▶ [REQUIREMENTS]: Reproduce the data below in full and exclude every picture.

▶ [SOURCE MATERIAL]:

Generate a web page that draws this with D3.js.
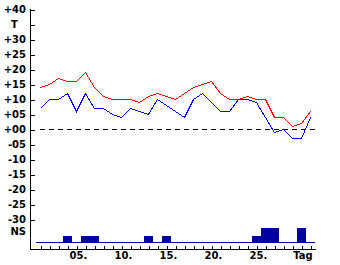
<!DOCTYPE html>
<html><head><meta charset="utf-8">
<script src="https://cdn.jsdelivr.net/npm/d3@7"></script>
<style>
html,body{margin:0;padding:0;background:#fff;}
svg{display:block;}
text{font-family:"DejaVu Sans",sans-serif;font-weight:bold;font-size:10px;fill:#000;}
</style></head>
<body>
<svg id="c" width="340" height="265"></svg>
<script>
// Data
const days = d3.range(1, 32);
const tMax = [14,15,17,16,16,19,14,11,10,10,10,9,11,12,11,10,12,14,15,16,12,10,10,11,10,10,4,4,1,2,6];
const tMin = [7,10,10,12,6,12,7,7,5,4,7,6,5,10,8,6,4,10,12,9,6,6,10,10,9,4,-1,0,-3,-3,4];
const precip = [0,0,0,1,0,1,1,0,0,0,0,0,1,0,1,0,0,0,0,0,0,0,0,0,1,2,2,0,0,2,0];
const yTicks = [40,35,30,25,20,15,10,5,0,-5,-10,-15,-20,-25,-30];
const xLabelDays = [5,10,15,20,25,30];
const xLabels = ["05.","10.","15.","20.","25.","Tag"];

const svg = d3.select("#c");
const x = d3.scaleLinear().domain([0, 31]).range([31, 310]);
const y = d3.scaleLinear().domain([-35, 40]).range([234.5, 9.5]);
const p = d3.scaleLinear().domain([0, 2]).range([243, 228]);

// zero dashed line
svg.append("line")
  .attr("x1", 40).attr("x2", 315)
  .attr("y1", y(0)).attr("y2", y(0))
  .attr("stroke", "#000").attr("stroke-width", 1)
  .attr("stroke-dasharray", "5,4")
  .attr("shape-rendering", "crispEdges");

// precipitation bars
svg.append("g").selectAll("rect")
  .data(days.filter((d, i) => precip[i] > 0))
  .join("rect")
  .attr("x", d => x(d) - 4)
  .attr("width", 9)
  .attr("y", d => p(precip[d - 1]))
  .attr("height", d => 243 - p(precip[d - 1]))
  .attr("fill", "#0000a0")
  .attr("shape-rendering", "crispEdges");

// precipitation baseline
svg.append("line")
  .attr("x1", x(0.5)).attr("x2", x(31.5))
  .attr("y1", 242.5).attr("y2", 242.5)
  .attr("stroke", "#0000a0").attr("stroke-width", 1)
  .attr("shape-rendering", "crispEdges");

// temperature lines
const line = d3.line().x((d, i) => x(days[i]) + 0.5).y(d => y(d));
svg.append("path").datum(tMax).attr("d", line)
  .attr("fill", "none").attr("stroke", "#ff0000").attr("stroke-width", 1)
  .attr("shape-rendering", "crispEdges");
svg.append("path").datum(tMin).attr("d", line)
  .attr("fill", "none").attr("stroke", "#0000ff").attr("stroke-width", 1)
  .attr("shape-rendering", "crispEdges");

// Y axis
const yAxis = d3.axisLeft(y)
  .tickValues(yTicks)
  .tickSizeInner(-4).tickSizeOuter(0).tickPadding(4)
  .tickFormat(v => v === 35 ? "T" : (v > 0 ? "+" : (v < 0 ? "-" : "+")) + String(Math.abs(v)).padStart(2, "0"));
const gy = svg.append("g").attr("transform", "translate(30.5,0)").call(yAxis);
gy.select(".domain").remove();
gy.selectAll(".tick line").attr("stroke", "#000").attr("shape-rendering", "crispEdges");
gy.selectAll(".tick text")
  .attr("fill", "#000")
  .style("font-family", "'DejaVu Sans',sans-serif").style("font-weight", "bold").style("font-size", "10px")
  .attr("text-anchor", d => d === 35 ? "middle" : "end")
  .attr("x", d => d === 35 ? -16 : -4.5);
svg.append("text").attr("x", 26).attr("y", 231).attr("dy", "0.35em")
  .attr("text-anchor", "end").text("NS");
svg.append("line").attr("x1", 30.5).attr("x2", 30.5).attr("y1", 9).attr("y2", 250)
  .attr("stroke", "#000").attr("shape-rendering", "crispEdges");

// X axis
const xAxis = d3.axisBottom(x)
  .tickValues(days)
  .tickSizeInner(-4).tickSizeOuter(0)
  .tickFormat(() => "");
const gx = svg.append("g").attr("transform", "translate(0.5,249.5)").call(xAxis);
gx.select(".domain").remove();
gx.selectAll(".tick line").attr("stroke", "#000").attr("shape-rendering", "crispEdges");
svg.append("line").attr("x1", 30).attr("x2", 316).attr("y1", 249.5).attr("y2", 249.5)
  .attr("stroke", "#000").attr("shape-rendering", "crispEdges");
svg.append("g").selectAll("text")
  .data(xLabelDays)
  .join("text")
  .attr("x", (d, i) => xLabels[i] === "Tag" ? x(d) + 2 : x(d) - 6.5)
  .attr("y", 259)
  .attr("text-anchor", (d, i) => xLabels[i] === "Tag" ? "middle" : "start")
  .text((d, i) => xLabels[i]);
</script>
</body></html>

▶ [RESULT]:
Generate a web page that draws this with D3.js.
<!DOCTYPE html>
<html><head><meta charset="utf-8">
<script src="https://cdn.jsdelivr.net/npm/d3@7"></script>
<style>
html,body{margin:0;padding:0;background:#fff;}
svg{display:block;}
text{font-family:"DejaVu Sans",sans-serif;font-weight:bold;font-size:10px;fill:#000;}
</style></head>
<body>
<svg id="c" width="340" height="265"></svg>
<script>
// Data
const days = d3.range(1, 32);
const tMax = [14,15,17,16,16,19,14,11,10,10,10,9,11,12,11,10,12,14,15,16,12,10,10,11,10,10,4,4,1,2,6];
const tMin = [7,10,10,12,6,12,7,7,5,4,7,6,5,10,8,6,4,10,12,9,6,6,10,10,9,4,-1,0,-3,-3,4];
const precip = [0,0,0,1,0,1,1,0,0,0,0,0,1,0,1,0,0,0,0,0,0,0,0,0,1,2,2,0,0,2,0];
const yTicks = [40,35,30,25,20,15,10,5,0,-5,-10,-15,-20,-25,-30];
const xLabelDays = [5,10,15,20,25,30];
const xLabels = ["05.","10.","15.","20.","25.","Tag"];

const svg = d3.select("#c");
const x = d3.scaleLinear().domain([0, 31]).range([31, 310]);
const y = d3.scaleLinear().domain([-35, 40]).range([234.5, 9.5]);
const p = d3.scaleLinear().domain([0, 2]).range([243, 228]);

// zero dashed line
svg.append("line")
  .attr("x1", 40).attr("x2", 315)
  .attr("y1", y(0)).attr("y2", y(0))
  .attr("stroke", "#000").attr("stroke-width", 1)
  .attr("stroke-dasharray", "5,4")
  .attr("shape-rendering", "crispEdges");

// precipitation bars
svg.append("g").selectAll("rect")
  .data(days.filter((d, i) => precip[i] > 0))
  .join("rect")
  .attr("x", d => x(d) - 4)
  .attr("width", 9)
  .attr("y", d => p(precip[d - 1]))
  .attr("height", d => 243 - p(precip[d - 1]))
  .attr("fill", "#0000a0")
  .attr("shape-rendering", "crispEdges");

// precipitation baseline
svg.append("line")
  .attr("x1", x(0.5)).attr("x2", x(31.5))
  .attr("y1", 242.5).attr("y2", 242.5)
  .attr("stroke", "#0000a0").attr("stroke-width", 1)
  .attr("shape-rendering", "crispEdges");

// temperature lines
const line = d3.line().x((d, i) => x(days[i]) + 0.5).y(d => y(d));
svg.append("path").datum(tMax).attr("d", line)
  .attr("fill", "none").attr("stroke", "#ff0000").attr("stroke-width", 1)
  .attr("shape-rendering", "crispEdges");
svg.append("path").datum(tMin).attr("d", line)
  .attr("fill", "none").attr("stroke", "#0000ff").attr("stroke-width", 1)
  .attr("shape-rendering", "crispEdges");

// Y axis
const yAxis = d3.axisLeft(y)
  .tickValues(yTicks)
  .tickSizeInner(-4).tickSizeOuter(0).tickPadding(4)
  .tickFormat(v => v === 35 ? "T" : (v > 0 ? "+" : (v < 0 ? "-" : "+")) + String(Math.abs(v)).padStart(2, "0"));
const gy = svg.append("g").attr("transform", "translate(30.5,0)").call(yAxis);
gy.select(".domain").remove();
gy.selectAll(".tick line").attr("stroke", "#000").attr("shape-rendering", "crispEdges");
gy.selectAll(".tick text")
  .attr("fill", "#000")
  .style("font-family", "'DejaVu Sans',sans-serif").style("font-weight", "bold").style("font-size", "10px")
  .attr("text-anchor", d => d === 35 ? "middle" : "end")
  .attr("x", d => d === 35 ? -16 : -4.5);
svg.append("text").attr("x", 26).attr("y", 231).attr("dy", "0.35em")
  .attr("text-anchor", "end").text("NS");
svg.append("line").attr("x1", 30.5).attr("x2", 30.5).attr("y1", 9).attr("y2", 250)
  .attr("stroke", "#000").attr("shape-rendering", "crispEdges");

// X axis
const xAxis = d3.axisBottom(x)
  .tickValues(days)
  .tickSizeInner(-4).tickSizeOuter(0)
  .tickFormat(() => "");
const gx = svg.append("g").attr("transform", "translate(0.5,249.5)").call(xAxis);
gx.select(".domain").remove();
gx.selectAll(".tick line").attr("stroke", "#000").attr("shape-rendering", "crispEdges");
svg.append("line").attr("x1", 30).attr("x2", 316).attr("y1", 249.5).attr("y2", 249.5)
  .attr("stroke", "#000").attr("shape-rendering", "crispEdges");
svg.append("g").selectAll("text")
  .data(xLabelDays)
  .join("text")
  .attr("x", (d, i) => xLabels[i] === "Tag" ? x(d) + 2 : x(d) - 6.5)
  .attr("y", 259)
  .attr("text-anchor", (d, i) => xLabels[i] === "Tag" ? "middle" : "start")
  .text((d, i) => xLabels[i]);
</script>
</body></html>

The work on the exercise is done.